Ho ancora gli occhi chiusi. Ci vogliono sempre un paio di secondi prima che mi decida ad aprire gli 

occhi al mattino, e anche questa volta voglio che il rituale sia rispettato.  Alla fine li apro di colpo, e 

comincio a mettere a fuoco. La camera in cui mi trovo è la solita, un piccolo bilocale arredato 

spartanamente anche per gli standard di Ikea: oltre al mio letto c’è una piccola scrivania bianca e 

un armadio sempre stracolmo di vestiti, diviso perfettamente a metà tra i completi che uso per 

andare al lavoro e gli abiti che mi piace definire “normali”. Mentre osservo l’ambiente, cerco di 

capire cosa sia stato svegliarmi. Non avevo puntato nessuna sveglia, infatti il mio iphone è più 

muto della tomba del suo originario creatore, scomparso proprio un paio di giorni prima del lancio 

di quell’ultimo upgrade.  Sono piuttosto stanco,  quindi capisco ancor prima di controllare l’ora che 

non è tardi. Otto in punto, ed essendo sabato è l’alba. La sera prima ho fatto tardi e l’idea di 

essermi svegliato così presto mi insospettisce. Milano fuori dalla mia finestra è silenziosa. Non c’è 

da stupirsene, del resto. Il finesettimana allontana la maggior parte dei Milanesi dalla città, e i 

pochi che rimangono sono rincasati troppo tardi per affollare via Torino così presto. Tra l’altro non 

entra un filo di luce dalla finestra: questa è la cosa più strana, penso. La primavera è ormai 

inoltrata, essendo maggio, e le previsioni danno cielo sereno fino alla settimana successiva. 

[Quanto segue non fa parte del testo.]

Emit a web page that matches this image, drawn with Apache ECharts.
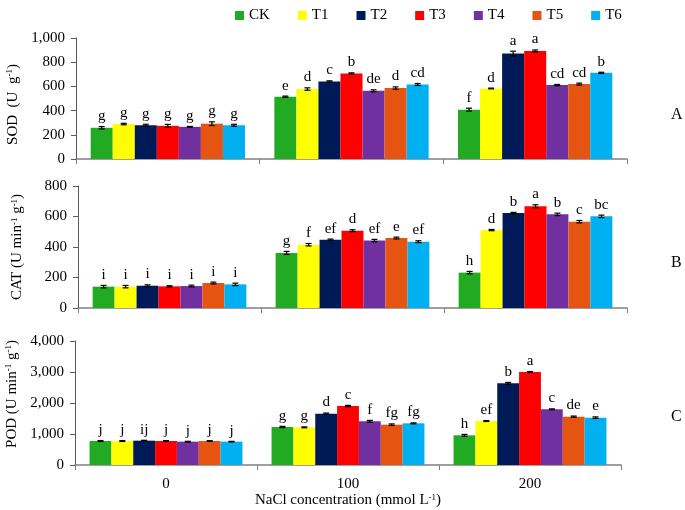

Mentre tutti questi pensieri mi attraversano la testa, un rumore mi fa sussultare: è la macchina del 

caffè in cucina, che sta preparandomi il primo espresso della giornata. Altra stranezza: se non ho 

puntato la sveglia, di certo non ho programmato nessun caffè per le otto del mattino, con il rischio 

quasi certo di trovarlo gelato. Peraltro non sono un grande fan della caffeina, che in genere mi 

serve solo per digerire meglio i periodi più duri in ufficio, o a mandare giù qualche cena di 

luculliana memoria. Non sono neanche sicuro di avere ancora le cialde. È il momento di alzarsi, 

penso. Mi infilo le pantofole ed entro in cucina. Non era un’impressione, c’è proprio una tazza di 

caffè che mi aspetta. Sto cercando delle ipotesi razionali che possano spiegare chi abbia settato la 

macchina a quell’ora, e penso che il liquido contenuto nella tazza possa darmi una mano. Lo 

mando giù in un’unica sorsata, senza zucchero né altri compromessi. Il caffè l’ho sempre visto 

come una medicina. O una droga, se volete. Fatto sta che mi sembra stupido prendere un farmaco 

con aggiunta di zucchero come quando ero un poppante o peggio mischiare i cristalli di zucchero 

alla coca quando faccio una tirata. Non che succeda spesso, sia chiaro. Ma è capitato quando 

lavoravo per Goldman, un paio di volte. Dicevano che era un rito di passaggio. Beh, in 

quell’occasione l’ho presa senza mischiarla, o addolcirla. E mi ha fatto male il naso una settimana. 

Comunque, ora che il misterioso caffè si trova in un punto imprecisato del mio apparato digerente, 

le cose forse sono più chiare. Sul divano del salotto c’è un perizoma raffigurante la bandiera 

inglese. Di Giulia, ovviamente. Ieri non ho fatto tardi da solo, e il risultato è un leggero mal di testa, 

un buffo capo di biancheria intima femminile che farebbe arrossire tutta la corte di Elisabetta II e 

un caffè che mi sveglia almeno due ore prima di ciò che mi meritavo. Gentile da parte sua, penso 

comunque. Non era certo la ragazza che avrei voluto passasse qualche ora con me la sera prima. 

Non fraintendetemi, è molto dolce. Ma la mia testa è rivolta altrove, ma questo tenetevelo per 

voi. Beh, risolto il primo mistero di giornata (e ultimo, immagino) penso di meritarmi un 

telegiornale del mattino. Accendo il televisore e lo scenario è desolante. Nessun segnale, nessun 

canale. Qualche oscuro problema che io, analista finanziario, di certo non comprenderei. Inutile 

fare ipotesi, per il momento. Spengo e torno in camera da letto, e apro la grande finestra che da 

sulla centralissima via Torino. Sono abituato a passare i finesettimana a Milano, ormai, e non sono 

particolarmente stupito di vedere la strada vuota. Nonostante sia davvero vuota. Il cielo è grigio, e 

in giro non c’è anima viva. Letteralmente.